As usual in rainy conditions, your transmission will have to be configured to be more open than usual. This is to allow for a smooth application of power, rather than overall grip. You can go for a more locked setup, but this will increase the risk of spinning out and wear your rear tyres out faster.
70% for the on-throttle differential and 50% for the off-throttle is what we found to be ideal in Zandvoort.
The suspension geometry has to be weighted towards grip rather than tyre life. This is partly to increase the grip of the tyres, but mainly because the wet tyres are so durable in F1 2021. You can therefore afford to be liberal with your camber and toe values.
We found that full left toe values of 0.05 on the front and 0.20 on the rear is best. For the camber, you need to more towards the right to increase the size of the contact patch. We opted for -2.50 on the front and -1.70 on the rear.

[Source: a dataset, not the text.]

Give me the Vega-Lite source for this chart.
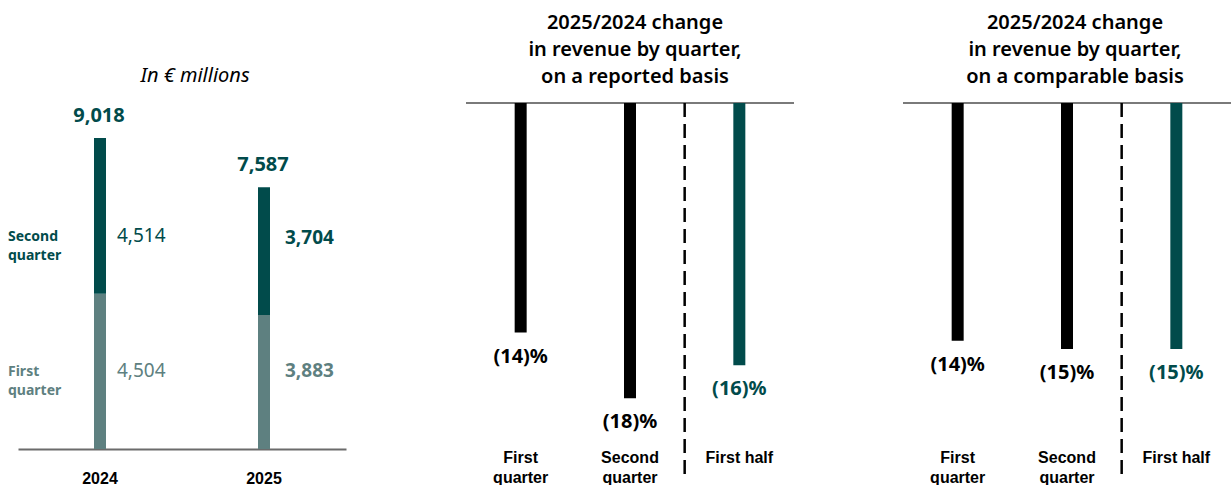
{
  "$schema": "https://vega.github.io/schema/vega-lite/v6.json",
  "background": "white",
  "padding": {"left": 8, "top": 12, "right": 0, "bottom": 0},
  "bounds": "flush",
  "spacing": 120,
  "config": {
    "view": {"stroke": null},
    "axis": {"grid": false},
    "text": {"font": "Noto Sans"},
    "title": {"font": "Noto Sans", "color": "#000000", "anchor": "middle", "frame": "group"}
  },
  "datasets": {
    "revenue": [
      {"year": "2024", "quarter": "First quarter", "revenue": 4504},
      {"year": "2024", "quarter": "Second quarter", "revenue": 4514},
      {"year": "2025", "quarter": "First quarter", "revenue": 3883},
      {"year": "2025", "quarter": "Second quarter", "revenue": 3704}
    ],
    "change": [
      {"basis": "reported", "period": "First quarter", "change": -14, "label": "(14)%"},
      {"basis": "reported", "period": "Second quarter", "change": -18, "label": "(18)%"},
      {"basis": "reported", "period": "First half", "change": -16, "label": "(16)%"},
      {"basis": "comparable", "period": "First quarter", "change": -14.5, "label": "(14)%"},
      {"basis": "comparable", "period": "Second quarter", "change": -15, "label": "(15)%"},
      {"basis": "comparable", "period": "First half", "change": -15, "label": "(15)%"}
    ]
  },
  "hconcat": [
    {
      "width": 328,
      "height": 346,
      "title": {"text": "In € millions", "fontSize": 20, "fontStyle": "italic", "fontWeight": "normal", "dx": 13, "offset": 17},
      "data": {"name": "revenue"},
      "layer": [
        {
          "mark": {"type": "bar", "width": 12},
          "encoding": {
            "x": {
              "field": "year", "type": "nominal",
              "scale": {"paddingInner": 0, "paddingOuter": 0},
              "axis": {
                "orient": "bottom", "title": null, "domain": true, "domainColor": "#6b6b6b", "domainWidth": 2,
                "ticks": false, "tickSize": 0, "labelAngle": 0, "labelAlign": "center", "labelFont": "Liberation Sans",
                "labelFontWeight": "bold", "labelFontSize": 16, "labelColor": "#000000", "labelPadding": 21
              }
            },
            "y": {"field": "revenue", "type": "quantitative", "stack": "zero", "scale": {"domain": [0, 10030], "nice": false}, "axis": null},
            "color": {"field": "quarter", "type": "nominal", "scale": {"domain": ["First quarter", "Second quarter"], "range": ["#5E8080", "#014B4B"]}, "legend": null},
            "order": {"field": "quarter", "type": "nominal", "sort": "ascending"}
          }
        },
        {
          "mark": {"type": "text", "fontSize": 20, "fontWeight": "bold", "color": "#014B4B", "baseline": "middle", "dy": -22, "dx": -1},
          "encoding": {
            "x": {"field": "year", "type": "nominal"},
            "y": {"aggregate": "sum", "field": "revenue", "type": "quantitative", "axis": null},
            "text": {"aggregate": "sum", "field": "revenue", "type": "quantitative", "format": ","}
          }
        },
        {
          "transform": [{"filter": "datum.year == '2024' && datum.quarter == 'Second quarter'"}],
          "mark": {"type": "text", "fontSize": 19, "fontWeight": "normal", "color": "#014B4B", "align": "left", "baseline": "middle", "dx": 17},
          "encoding": {
            "x": {"field": "year", "type": "nominal"},
            "y": {"datum": 6170, "type": "quantitative", "axis": null},
            "text": {"field": "revenue", "type": "quantitative", "format": ","}
          }
        },
        {
          "transform": [{"filter": "datum.year == '2024' && datum.quarter == 'First quarter'"}],
          "mark": {"type": "text", "fontSize": 19, "fontWeight": "normal", "color": "#5E8080", "align": "left", "baseline": "middle", "dx": 17},
          "encoding": {
            "x": {"field": "year", "type": "nominal"},
            "y": {"datum": 2260, "type": "quantitative", "axis": null},
            "text": {"field": "revenue", "type": "quantitative", "format": ","}
          }
        },
        {
          "transform": [{"filter": "datum.year == '2025' && datum.quarter == 'Second quarter'"}],
          "mark": {"type": "text", "fontSize": 19, "fontWeight": "bold", "color": "#014B4B", "align": "left", "baseline": "middle", "dx": 21},
          "encoding": {
            "x": {"field": "year", "type": "nominal"},
            "y": {"datum": 6120, "type": "quantitative", "axis": null},
            "text": {"field": "revenue", "type": "quantitative", "format": ","}
          }
        },
        {
          "transform": [{"filter": "datum.year == '2025' && datum.quarter == 'First quarter'"}],
          "mark": {"type": "text", "fontSize": 19, "fontWeight": "bold", "color": "#5E8080", "align": "left", "baseline": "middle", "dx": 21},
          "encoding": {
            "x": {"field": "year", "type": "nominal"},
            "y": {"datum": 2260, "type": "quantitative", "axis": null},
            "text": {"field": "revenue", "type": "quantitative", "format": ","}
          }
        },
        {
          "transform": [{"filter": "datum.year == '2024' && datum.quarter == 'Second quarter'"}],
          "mark": {"type": "text", "fontSize": 14, "fontWeight": "bold", "color": "#014B4B", "align": "left", "baseline": "middle", "dx": -92, "lineBreak": " ", "lineHeight": 19},
          "encoding": {
            "x": {"field": "year", "type": "nominal"},
            "y": {"datum": 6160, "type": "quantitative", "axis": null},
            "text": {"field": "quarter", "type": "nominal"}
          }
        },
        {
          "transform": [{"filter": "datum.year == '2024' && datum.quarter == 'First quarter'"}],
          "mark": {"type": "text", "fontSize": 14, "fontWeight": "bold", "color": "#5E8080", "align": "left", "baseline": "middle", "dx": -92, "lineBreak": " ", "lineHeight": 19},
          "encoding": {
            "x": {"field": "year", "type": "nominal"},
            "y": {"datum": 2220, "type": "quantitative", "axis": null},
            "text": {"field": "quarter", "type": "nominal"}
          }
        }
      ]
    },
    {
      "spacing": 109,
      "bounds": "flush",
      "hconcat": [
        {
          "width": 328,
          "height": 346,
          "title": {"text": ["2025/2024 change", "in revenue by quarter,", "on a reported basis"], "fontSize": 20, "fontWeight": 600, "lineHeight": 27, "dx": 5, "offset": 15},
          "data": {"name": "change"},
          "transform": [{"filter": "datum.basis == 'reported'"}],
          "layer": [
            {
              "transform": [{"filter": "datum.period == 'First half'"}],
              "mark": {"type": "rule", "color": "#7a7a7a", "strokeWidth": 2},
              "encoding": {"y": {"datum": 0, "type": "quantitative", "axis": null}}
            },
            {
              "transform": [{"filter": "datum.period == 'First half'"}],
              "mark": {"type": "rule", "color": "#000000", "strokeWidth": 2.5, "strokeDash": [14, 7]},
              "encoding": {
                "x": {"field": "period", "type": "nominal", "bandPosition": 0},
                "y": {"datum": 0, "type": "quantitative", "axis": null},
                "y2": {"datum": -22.8}
              }
            },
            {
              "mark": {"type": "bar", "width": 12},
              "encoding": {
                "x": {
                  "field": "period", "type": "nominal",
                  "scale": {"domain": ["First quarter", "Second quarter", "First half"], "paddingInner": 0, "paddingOuter": 0},
                  "axis": {
                    "orient": "bottom", "title": null, "domain": false, "ticks": false, "tickSize": 0, "labelAngle": 0,
                    "labelAlign": "center", "labelBaseline": "top",
                    "labelFont": "Liberation Sans", "labelFontWeight": "bold", "labelFontSize": 16, "labelColor": "#000000",
                    "labelPadding": 0, "labelLineHeight": 20,
                    "labelExpr": "datum.label == 'First half' ? datum.label : split(datum.label, ' ')"
                  }
                },
                "y": {"field": "change", "type": "quantitative", "scale": {"domain": [-21.1, 0], "nice": false}, "axis": null},
                "color": {"condition": {"test": "datum.period == 'First half'", "value": "#014B4B"}, "value": "#000000"}
              }
            },
            {
              "mark": {"type": "text", "fontSize": 20, "fontWeight": "bold", "baseline": "middle", "dy": 24},
              "encoding": {
                "x": {"field": "period", "type": "nominal"},
                "y": {"field": "change", "type": "quantitative", "axis": null},
                "text": {"field": "label", "type": "nominal"},
                "color": {"condition": {"test": "datum.period == 'First half'", "value": "#014B4B"}, "value": "#000000"}
              }
            }
          ]
        },
        {
          "width": 328,
          "height": 346,
          "title": {"text": ["2025/2024 change", "in revenue by quarter,", "on a comparable basis"], "fontSize": 20, "fontWeight": 600, "lineHeight": 27, "dx": 8, "offset": 15},
          "data": {"name": "change"},
          "transform": [{"filter": "datum.basis == 'comparable'"}],
          "layer": [
            {
              "transform": [{"filter": "datum.period == 'First half'"}],
              "mark": {"type": "rule", "color": "#7a7a7a", "strokeWidth": 2},
              "encoding": {"y": {"datum": 0, "type": "quantitative", "axis": null}}
            },
            {
              "transform": [{"filter": "datum.period == 'First half'"}],
              "mark": {"type": "rule", "color": "#000000", "strokeWidth": 2.5, "strokeDash": [14, 7]},
              "encoding": {
                "x": {"field": "period", "type": "nominal", "bandPosition": 0},
                "y": {"datum": 0, "type": "quantitative", "axis": null},
                "y2": {"datum": -22.8}
              }
            },
            {
              "mark": {"type": "bar", "width": 12},
              "encoding": {
                "x": {
                  "field": "period", "type": "nominal",
                  "scale": {"domain": ["First quarter", "Second quarter", "First half"], "paddingInner": 0, "paddingOuter": 0},
                  "axis": {
                    "orient": "bottom", "title": null, "domain": false, "ticks": false, "tickSize": 0, "labelAngle": 0,
                    "labelAlign": "center", "labelBaseline": "top",
                    "labelFont": "Liberation Sans", "labelFontWeight": "bold", "labelFontSize": 16, "labelColor": "#000000",
                    "labelPadding": 0, "labelLineHeight": 20,
                    "labelExpr": "datum.label == 'First half' ? datum.label : split(datum.label, ' ')"
                  }
                },
                "y": {"field": "change", "type": "quantitative", "scale": {"domain": [-21.1, 0], "nice": false}, "axis": null},
                "color": {"condition": {"test": "datum.period == 'First half'", "value": "#014B4B"}, "value": "#000000"}
              }
            },
            {
              "mark": {"type": "text", "fontSize": 20, "fontWeight": "bold", "baseline": "middle", "dy": 24},
              "encoding": {
                "x": {"field": "period", "type": "nominal"},
                "y": {"field": "change", "type": "quantitative", "axis": null},
                "text": {"field": "label", "type": "nominal"},
                "color": {"condition": {"test": "datum.period == 'First half'", "value": "#014B4B"}, "value": "#000000"}
              }
            }
          ]
        }
      ]
    }
  ]
}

The springs and anti-roll bar need to be on the soft side for Zandvoort to allow for a smoother ride. This is at the cost of potential performance in qualifying, but it will allow for consistent and solid running during the race. We found that the front suspension is best at 2, with the rear at 4.
The anti-roll bar is ideal at around 7 for both the front and the rear. You still need strong turn-in for the final corner and Turn 7 but this will also allow for a smooth ride.
In addition to the soft suspension, you'll also have to set the ride height to a higher setting than normal too. We went with 6 on the front and 8 on the rear. This allows you to use the kerbs and at the very least, be able to catch the car before you spin out.
There aren't many big stops in the Netherlands, but Turn 1 alone means you need strong brake pressure. 92% is around the highest you can get away with without locking up regularly in the wet. As for the brake bias, we found 59% towards the front as being right for this circuit.
With how many corners come at you thick and fast in the Netherlands, you'll actually need to keep the fronts cool, even in the wet. We went with 22.2 psi on the front tyres, as this allows for good grip without burning your rubber out.
The rears are a different story. There aren't many big traction areas in Holland, so you'll have to crank the pressure all the way up to 23.5 psi.